The teachers may never know if their selfless gift ever made a difference to their students. The Police and similar professions end up bringing the PTSD home to the family causing them suffering as well. Perhaps they wonder if the work they did ever changed our society for the better. This costly love for humanity is exactly the discipleship that Jesus is calling us to. You might like to reflect on your own life and ponder the times of costly love. You may not have felt what you were doing was out of any special commitment to follow Jesus. You were just being a parent or a police officer or whatever. I want to say thank you to all of you who have generously shown costly love. Even if you did not know it you have blessed our community.
The other part of this self-denial and embracing costly love is when we open our hearts to people in our world who are hurting. That may be members of our own parish who are struggling with illness or with a loved one with illness or grieving for family members. When we phone or visit we have to face the vulnerability of our own lives when we sit with them in their struggles. All the different ways of expressing love through cards, phone calls and visiting with a small gift remind people they are not alone and not forgotten. Sometimes people who are grieving become angry because all their friends seem to disappear. Jesus calls us to sit with them in the pain and uncertainty. We will feel powerless and we will feel uncomfortable when they cry, that is the cost of human love.

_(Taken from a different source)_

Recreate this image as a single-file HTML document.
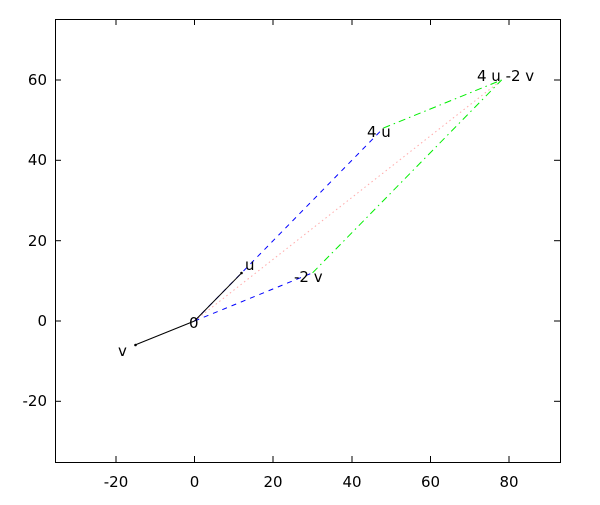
<!DOCTYPE html>
<html><head><style>body{margin:0;background:#fff}</style></head><body>
<svg width="600" height="500" xmlns="http://www.w3.org/2000/svg" font-family="DejaVu Sans, sans-serif" font-size="15">
<rect x="55.5" y="19.5" width="505" height="443" fill="none" stroke="#000" stroke-width="1"/>
<g stroke="#000">
<line x1="116" y1="462" x2="116" y2="456"/><line x1="116" y1="19" x2="116" y2="25"/>
<line x1="194.5" y1="462" x2="194.5" y2="456"/><line x1="194.5" y1="19" x2="194.5" y2="25"/>
<line x1="273" y1="462" x2="273" y2="456"/><line x1="273" y1="19" x2="273" y2="25"/>
<line x1="352" y1="462" x2="352" y2="456"/><line x1="352" y1="19" x2="352" y2="25"/>
<line x1="430.5" y1="462" x2="430.5" y2="456"/><line x1="430.5" y1="19" x2="430.5" y2="25"/>
<line x1="509" y1="462" x2="509" y2="456"/><line x1="509" y1="19" x2="509" y2="25"/>
<line x1="55" y1="80" x2="61" y2="80"/><line x1="560" y1="80" x2="554" y2="80"/>
<line x1="55" y1="160.3" x2="61" y2="160.3"/><line x1="560" y1="160.3" x2="554" y2="160.3"/>
<line x1="55" y1="240.7" x2="61" y2="240.7"/><line x1="560" y1="240.7" x2="554" y2="240.7"/>
<line x1="55" y1="321" x2="61" y2="321"/><line x1="560" y1="321" x2="554" y2="321"/>
<line x1="55" y1="401.3" x2="61" y2="401.3"/><line x1="560" y1="401.3" x2="554" y2="401.3"/>
</g>
<g text-anchor="middle">
<text x="116" y="487">-20</text><text x="194.5" y="487">0</text><text x="273" y="487">20</text>
<text x="352" y="487">40</text><text x="430.5" y="487">60</text><text x="509" y="487">80</text>
</g>
<g text-anchor="end">
<text x="47" y="85">60</text><text x="47" y="165">40</text><text x="47" y="246">20</text>
<text x="47" y="326">0</text><text x="47" y="406">-20</text>
</g>
<line x1="194.5" y1="321" x2="501.6" y2="80" stroke="#ffaaaa" stroke-width="1" stroke-dasharray="1.5,3"/>
<g stroke="#0000ff" stroke-dasharray="5,5">
<line x1="194.5" y1="321" x2="383.5" y2="128"/>
<line x1="194.5" y1="321" x2="312.6" y2="272.8"/>
</g>
<g stroke="#00ee00" stroke-dasharray="7,4,1.5,4">
<line x1="383.5" y1="128" x2="501.6" y2="80"/>
<line x1="312.6" y1="272.8" x2="501.6" y2="80"/>
</g>
<g stroke="#000">
<line x1="194.5" y1="321" x2="241.8" y2="272.8"/>
<line x1="194.5" y1="321" x2="135" y2="345"/>
</g>
<g fill="#000">
<circle cx="241.5" cy="273" r="1.3"/><circle cx="135.5" cy="345" r="1.3"/>
</g>
<g>
<text x="189" y="328">0</text>
<text x="245" y="270">u</text>
<text x="118" y="356">v</text>
<text x="367" y="137">4 u</text>
<text x="294" y="282">-2 v</text>
<text x="477" y="81">4 u -2 v</text>
</g>
</svg>
</body></html>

When we feel the earth crying because it has been abused by humanity, we feel powerless. But we can act in small ways including writing to our politicians. We can do the same for the many other issues that an open heart responds to. And yes, each time we will wonder if our letter, our small donation or our small action carries any weight in a world where money and power speak louder than ordinary people. This too is costly love, the discipleship that Jesus calls us to.
I believe that this self-denial and self-sacrifice that Jesus calls us into paradoxically the gateway to abundant life full of rich blessings. The pain is real. The feelings of powerlessness and uncertainty are real. In this space of giving up of self we share in the rich blessings that were promised to Abraham and Sarah.
I would like to finish with the 2nd half of the prayer of St Francis as it expresses this self-denial well.
O divine Master, grant that I may not so much seek
to be consoled as to console,
to be understood as to understand,
to be loved as to love.
For it is in giving that we receive,
it is in pardoning that we are pardoned,
and it is in dying that we are born to eternal life.